新型コロナウイルス感染症の影響で空の旅が閉ざされている中、各航空会社の「グッズ」(企画商品)が消費者の間で人気を集めている。海外旅行ができない消費者たちは航空会社グッズによって寂しさを癒し、航空会社はPRができる。
航空業界が27日に明らかにしたところによると、大韓航空がこのほど発売した通称「ボーディング・パス・スマートフォン・ケース」に注文が殺到しているという。ボーディング・パス(搭乗券)そっくりに作られたこの商品は、ケースの背面に氏名・到着地・出発日・座席番号などを入れることができる。オーダーメイド方式のため、発送まで10日ほどかかるのにもかかわらず注文が殺到、現在製作が遅れている。
大韓航空は、自社オンライン・ショッピング・サイト「eSkyShop(イー・スカイ・ショップ)」で子ども用の乗組員服も販売している。価格は7万7000ウォン(約7600円)。大韓航空客室乗務員のトレードマークである水色のスカーフとカチューシャも付いている。実際のパイロットの制服を模した男児用乗組員服も販売中で、購入者は客室乗務員やパイロットにあこがれている子どもを持つ親たちが多い。ボーイング777の模型やブロック、乗組員服を着たテディベアも人気商品だ。
格安航空会社(LCC)もグッズ販売に参入する様子だ。エアプサンは25日、同社のロゴ入りグッズのオンライン・ショッピング・サイト「ショップ・エアプサン」をオープンした。エアプサンの制服や航空機、チケットなどのデザインを模したマグネット、バッジ、キーホルダーなどを売っている。エアプサンでは「航空会社グッズに関する問い合わせが増えていたことから、オンライン・ショッピング・サイトを開設した」と説明している。
エアソウルは昨年9月に「ミント・モール」という名前のオンライン・ショッピング・サイトを開設、ロゴ入りスマホケースやバッジ販売を開始した。今年2月と3月の2回にわたり限定販売されたエアソウル社員証をかたどったキーホルダーは、発売二日で完売した。
飛行機でしか食べられない機内食を発売した航空会社もある。ジンエアーは「地上で楽しむ機内食」というコンセプトで「ビーフ・グヤーシュ・パスタ」「カシューナッツ・チキンとシラヤマギクのナムルご飯」「クリーム・パスタ」という3種類のホーム・ミール・リプレイスメント(HMR=家庭用調理済み食品)を昨年12月に発売した。機内食に似た印象にするため、機内食用のミールボックスのデザインを取り入れたパッケージになっている。発売1カ月で1万食売れた。

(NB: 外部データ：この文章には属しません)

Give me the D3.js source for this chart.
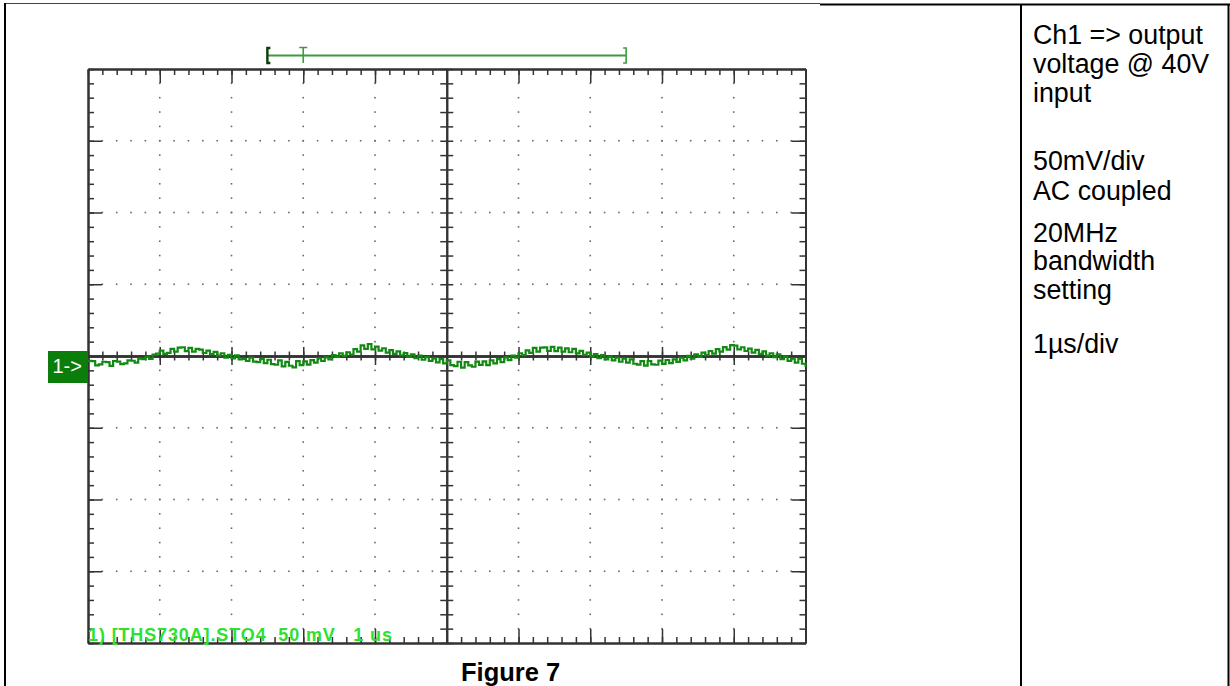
<!DOCTYPE html>
<html>
<head>
<meta charset="utf-8">
<script src="https://cdn.jsdelivr.net/npm/d3@7"></script>
<style>
  html, body { margin: 0; padding: 0; background: #fff; }
  svg { display: block; }
  text { font-family: "Liberation Sans", Arial, sans-serif; }
</style>
</head>
<body>
<svg id="chart" width="1230" height="686"></svg>
<script>
// ---- Data -------------------------------------------------------------
// Channel 1 output ripple, mV (AC coupled), sampled every 0.05 µs over 10 µs
const sampleStepUs = 0.05;
const ch1Millivolts = [
  -3.4,-3.6,-6.5,-5.8,-4.0,-4.3,-6.9,-3.5,-3.9,-5.6,
  -5.2,-3.0,-3.3,-4.6,-1.8,-2.2,-0.6,-2.1,0.9,1.7,
  3.8,1.5,2.2,5.0,3.1,5.9,6.1,3.4,5.6,3.0,
  4.9,4.4,2.1,3.8,1.3,2.9,0.2,1.9,-1.2,0.8,
  -1.7,0.4,-2.4,-2.0,-3.5,-1.1,-3.9,-4.2,-2.0,-5.0,
  -2.6,-5.6,-6.1,-3.0,-7.2,-4.1,-6.8,-7.9,-3.6,-6.3,
  -3.8,-6.0,-2.9,-4.6,-1.6,-3.5,-0.9,-2.3,0.6,-0.7,
  1.9,0.1,2.6,0.9,4.8,3.0,7.4,5.0,8.3,4.6,
  6.6,3.7,5.4,2.4,4.1,1.5,3.2,0.4,2.0,-0.6,
  1.2,-1.5,0.2,-2.6,-0.8,-3.4,-1.6,-4.5,-2.2,-5.1,
  -3.0,-6.4,-7.0,-4.0,-8.1,-4.3,-6.6,-7.5,-3.9,-6.2,
  -3.8,-6.3,-3.0,-5.1,-2.2,-4.3,-1.0,-2.9,0.3,-1.2,
  1.9,0.6,3.9,2.2,5.6,3.1,5.8,6.0,3.5,6.3,
  3.4,5.9,3.0,5.3,2.6,4.9,1.8,3.6,0.8,2.4,
  -0.4,1.3,-1.5,0.6,-2.3,-0.4,-3.1,-1.2,-4.0,-1.8,
  -4.6,-2.4,-5.4,-6.0,-3.6,-6.7,-3.5,-5.9,-6.1,-3.2,
  -5.5,-2.8,-4.9,-2.4,-4.1,-1.1,-3.0,0.1,-1.9,1.1,
  -0.7,2.3,0.6,3.5,1.7,4.8,3.1,6.2,4.4,7.6,
  7.2,4.6,6.1,3.5,5.2,2.4,4.3,1.5,3.2,0.3,
  1.9,-0.8,1.1,-2.2,-0.4,-3.4,-1.8,-4.6,-2.1,-5.4,
  -7.5
];

// Screen settings: 10 horizontal divisions of 1 µs, 8 vertical of 50 mV
const timeDivisions = [0,1,2,3,4,5,6,7,8,9,10];          // µs
const voltDivisions = [-200,-150,-100,-50,0,50,100,150,200]; // mV
const subdivisions = 5;

// Acquisition window bracket and trigger position (µs)
const windowStartUs = 2.5;
const triggerUs = 3.0;
const windowEndUs = 7.5;

const channelMarker = "1->";
const statusLine = "1) [THS730A].STO4  50 mV   1 us";
const caption = "Figure 7";
const notes = [
  ["Ch1 => output", "voltage @ 40V", "input"],
  ["50mV/div", "AC coupled"],
  ["20MHz", "bandwidth", "setting"],
  ["1\u00b5s/div"]
];

// ---- Layout -----------------------------------------------------------
const svg = d3.select("#chart");
const plot = { left: 88, right: 805.5, top: 69, bottom: 643 };
const ink = "#333";

const x = d3.scaleLinear().domain([0, 10]).range([plot.left, plot.right]);
const y = d3.scaleLinear().domain([-200, 200]).range([plot.bottom, plot.top]);

const xStep = 1 / subdivisions;
const yStep = 50 / subdivisions;
const xMinor = d3.range(0, 10 * subdivisions + 1).map(i => i * xStep);
const yMinor = d3.range(0, 8 * subdivisions + 1).map(i => -200 + i * yStep);
const xInner = timeDivisions.slice(1, -1);
const yInner = voltDivisions.slice(1, -1);

// ---- Page frame -------------------------------------------------------
const frame = svg.append("g").attr("stroke", "#000").attr("fill", "none");
frame.append("line").attr("x1", 4).attr("x2", 820).attr("y1", 3.5).attr("y2", 3.5)
  .attr("stroke", "#444").attr("stroke-width", 1);
frame.append("line").attr("x1", 820).attr("x2", 1230).attr("y1", 4.5).attr("y2", 4.5)
  .attr("stroke-width", 2);
frame.append("line").attr("x1", 5).attr("x2", 5).attr("y1", 3).attr("y2", 686)
  .attr("stroke-width", 2);
frame.append("line").attr("x1", 1021).attr("x2", 1021).attr("y1", 4).attr("y2", 686)
  .attr("stroke-width", 2);
frame.append("line").attr("x1", 1228.5).attr("x2", 1228.5).attr("y1", 4).attr("y2", 686)
  .attr("stroke-width", 2);

// ---- Dotted graticule -------------------------------------------------
const dots = svg.append("g").attr("fill", "#6a6a6a");
xInner.filter(t => t !== 5).forEach(t => {
  dots.selectAll(null).data(yMinor.slice(1, -1)).join("rect")
    .attr("x", x(t) - 0.8).attr("y", d => y(d) - 0.8)
    .attr("width", 1.6).attr("height", 1.6);
});
yInner.filter(v => v !== 0).forEach(v => {
  dots.selectAll(null).data(xMinor.slice(1, -1)).join("rect")
    .attr("x", d => x(d) - 0.8).attr("y", y(v) - 0.8)
    .attr("width", 1.6).attr("height", 1.6);
});

// ---- Axes: screen edges and centre cross -----------------------------
function styleAxis(g, domainWidth) {
  g.selectAll(".domain").attr("stroke", ink).attr("stroke-width", domainWidth);
  g.selectAll(".tick line").attr("stroke", ink).attr("stroke-width", 1.5);
  g.selectAll(".tick text").remove();
}
function addAxis(axisFn, scale, values, size, tx, ty, domainWidth) {
  const g = svg.append("g").attr("transform", `translate(${tx},${ty})`)
    .call(axisFn(scale).tickValues(values).tickSize(size).tickSizeOuter(0).tickFormat(""));
  styleAxis(g, domainWidth);
  return g;
}

// edges: minor ticks pointing inward, longer ticks at each division
addAxis(d3.axisBottom, x, xMinor, 6, 0, plot.top, 2);
addAxis(d3.axisBottom, x, xInner, 14, 0, plot.top, 2);
addAxis(d3.axisTop, x, xMinor, 6, 0, plot.bottom, 2);
addAxis(d3.axisTop, x, xInner, 14, 0, plot.bottom, 2);
addAxis(d3.axisRight, y, yMinor, 6, plot.left, 0, 2);
addAxis(d3.axisRight, y, yInner, 14, plot.left, 0, 2);
addAxis(d3.axisLeft, y, yMinor, 6, plot.right, 0, 2);
addAxis(d3.axisLeft, y, yInner, 14, plot.right, 0, 2);

// centre cross: ticks on both sides
addAxis(d3.axisBottom, x, xMinor, 4.5, 0, y(0), 2);
addAxis(d3.axisTop, x, xMinor, 4.5, 0, y(0), 2);
addAxis(d3.axisBottom, x, xInner, 9, 0, y(0), 2);
addAxis(d3.axisTop, x, xInner, 9, 0, y(0), 2);
addAxis(d3.axisRight, y, yMinor, 6.5, x(5), 0, 2);
addAxis(d3.axisLeft, y, yMinor, 6.5, x(5), 0, 2);

// ---- Acquisition window bracket --------------------------------------
const by = 55.5, bh = 7.5;
const bracket = svg.append("g").attr("fill", "none");
bracket.append("line").attr("x1", x(windowStartUs)).attr("x2", x(windowEndUs))
  .attr("y1", by).attr("y2", by).attr("stroke", "#3c9c3c").attr("stroke-width", 2);
bracket.append("path")
  .attr("d", `M${x(windowStartUs) + 3},${by - bh}H${x(windowStartUs)}V${by + bh}H${x(windowStartUs) + 3}`)
  .attr("stroke", "#0d3d0d").attr("stroke-width", 2.4);
bracket.append("path")
  .attr("d", `M${x(windowEndUs) - 3},${by - bh}H${x(windowEndUs)}V${by + bh}H${x(windowEndUs) - 3}`)
  .attr("stroke", "#3c9c3c").attr("stroke-width", 1.6);
bracket.append("path")
  .attr("d", `M${x(triggerUs) - 4},${by - bh - 0.5}H${x(triggerUs) + 4}M${x(triggerUs)},${by - bh - 0.5}V${by + bh}`)
  .attr("stroke", "#3c9c3c").attr("stroke-width", 1.6);

// ---- Channel 1 trace -------------------------------------------------
const trace = d3.line()
  .x((d, i) => x(i * sampleStepUs))
  .y(d => y(d))
  .curve(d3.curveStepAfter);
svg.append("path").datum(ch1Millivolts)
  .attr("d", trace)
  .attr("fill", "none")
  .attr("stroke", "#128a12")
  .attr("stroke-width", 2.2);

// ---- Channel ground marker -------------------------------------------
const marker = svg.append("g");
marker.append("rect").attr("x", 48).attr("y", y(0) - 5)
  .attr("width", plot.left - 48).attr("height", 32).attr("fill", "#0b7d0b");
marker.append("text").attr("x", 52.5).attr("y", y(0) + 16.5)
  .attr("fill", "#fff").attr("font-size", 20).text(channelMarker);

// ---- Status line -----------------------------------------------------
svg.append("text")
  .attr("x", plot.left).attr("y", 641)
  .attr("fill", "#30e030").attr("font-size", 18).attr("font-weight", "bold")
  .attr("textLength", 304).attr("lengthAdjust", "spacing")
  .style("white-space", "pre")
  .text(statusLine);

// ---- Caption ----------------------------------------------------------
svg.append("text").attr("x", 461).attr("y", 681)
  .attr("font-size", 25.5).attr("font-weight", "bold").attr("fill", "#000")
  .text(caption);

// ---- Notes column ----------------------------------------------------
const noteBaselines = [[44, 73, 101.5], [170, 199.5], [241.5, 270, 298.5], [353]];
const notesG = svg.append("g").attr("font-size", 26.8).attr("fill", "#000");
notes.forEach((para, p) => {
  para.forEach((line, l) => {
    notesG.append("text").attr("x", 1033).attr("y", noteBaselines[p][l]).text(line);
  });
});
</script>
</body>
</html>
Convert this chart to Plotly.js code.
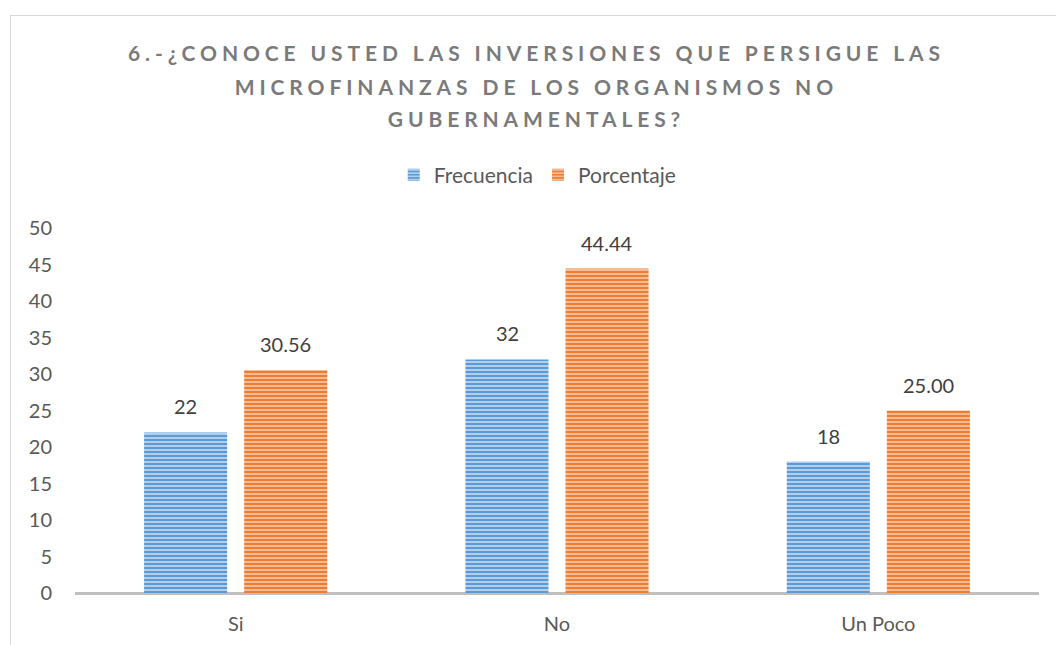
<!DOCTYPE html>
<html>
<head>
<meta charset="utf-8">
<script src="https://cdn.plot.ly/plotly-3.0.1.min.js"></script>
<style>
  body { margin: 0; background: #fff; }
  #chart { position: absolute; left: 0; top: 0; width: 1056px; height: 645px; }
  #frame { position: absolute; left: 10px; top: 15px; width: 1100px; height: 700px; border: 1px solid #d9d9d9; pointer-events: none; }
  .annotation[data-index="0"] text, .annotation[data-index="1"] text, .annotation[data-index="2"] text { letter-spacing: 4.9px; }
</style>
</head>
<body>
<div id="chart"></div>
<div id="frame"></div>
<script>
const titleLines = ["6.-¿CONOCE USTED LAS INVERSIONES QUE PERSIGUE LAS", "MICROFINANZAS DE LOS ORGANISMOS NO", "GUBERNAMENTALES?"];
const categories = ["Si", "No", "Un Poco"];
const frecuencia = [22, 32, 18];
const porcentaje = [30.56, 44.44, 25.00];
const frecuenciaLabels = ["22", "32", "18"];
const porcentajeLabels = ["30.56", "44.44", "25.00"];
const yTicks = [0, 5, 10, 15, 20, 25, 30, 35, 40, 45, 50];

const font = "Lato, 'Open Sans', sans-serif";

const traces = [
  {
    type: "bar", name: "Frecuencia", x: categories, y: frecuencia,
    marker: { color: "#5B9BD5", pattern: { shape: "-", fgcolor: "#C9DCF0", bgcolor: "#5B9BD5", size: 4, solidity: 0.4 } },
    hoverinfo: "skip"
  },
  {
    type: "bar", name: "Porcentaje", x: categories, y: porcentaje,
    marker: { color: "#ED7D31", pattern: { shape: "-", fgcolor: "#F8CBAD", bgcolor: "#ED7D31", size: 4, solidity: 0.4 } },
    hoverinfo: "skip"
  }
];

const titleY = [1.482, 1.389, 1.301];
const annotations = titleLines.map((t, i) => ({
  xref: "paper", yref: "paper", x: 0.479, y: titleY[i],
  text: "<b>" + t + "</b>", showarrow: false, xanchor: "center", yanchor: "middle",
  font: { size: 21, color: "#7a7a7a", family: font }
}));
categories.forEach((c, i) => {
  annotations.push({ x: c, y: frecuencia[i], text: frecuenciaLabels[i], showarrow: false, xshift: -50, yanchor: "bottom", yshift: 12, font: { size: 20, color: "#404040", family: font } });
  annotations.push({ x: c, y: porcentaje[i], text: porcentajeLabels[i], showarrow: false, xshift: 50, yanchor: "bottom", yshift: 12, font: { size: 20, color: "#404040", family: font } });
});

const layout = {
  width: 1056, height: 645,
  margin: { l: 75, r: 17, t: 228, b: 52 },
  paper_bgcolor: "#ffffff", plot_bgcolor: "#ffffff",
  font: { family: font, color: "#595959", size: 20 },
  barmode: "group",
  bargap: 0.377,
  bargroupgap: 0.17,
  showlegend: true,
  legend: {
    orientation: "h", x: 0.48, xanchor: "center", y: 1.145, yanchor: "middle",
    font: { size: 21, color: "#595959", family: font },
    itemwidth: 30, traceorder: "normal"
  },
  xaxis: {
    type: "category",
    showgrid: false, zeroline: false,
    showline: false,
    ticks: "", ticklabelstandoff: 17,
    tickfont: { size: 20, color: "#595959", family: font }
  },
  yaxis: {
    range: [0, 50], tickvals: yTicks, ticktext: yTicks.map(String),
    showgrid: false, zeroline: true, zerolinecolor: "#bfbfbf", zerolinewidth: 3,
    showline: false, ticks: "", ticklabelstandoff: 22,
    tickfont: { size: 20, color: "#595959", family: font }
  },
  annotations: annotations
};

Plotly.newPlot("chart", traces, layout, { staticPlot: true });
</script>
</body>
</html>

チェジュ航空は機内食のカフェを作った。今年4月、ソウル市麻浦区のショッピングセンター「AK & 弘大」1階にオープンした「旅の幸せを味わう」というカフェだ。チェジュ航空乗務員が直接注文を受け、料理を運んでくれる。今ではソーシャル・ネットワーキング・サービス(SNS)を通じて口コミが広がり、毎日数百人が訪れる観光スポットになった。チェジュ航空関係者は「一日平均120人分の料理を用意するが、すべてなくなってしまうほど人気がある」と語った。チェジュ航空はこのほど、コンビニエンスストア「GS25」と提携して機内食をコンセプトにしたコンビニ弁当2種も発売した。
航空会社はグッズの販売について「顧客サービス戦略の一つ」と説明している。ある格安航空会社関係者は「昨年から各航空会社が先を争って実施している『観光飛行』と同じ脈絡だ。収入よりもブランドPRという目的の方が強い」「新型コロナの流行が終わり、旅客需要が回復したときに、消費者は記憶に残っている航空会社を選択する可能性が高いと予想している」と語った。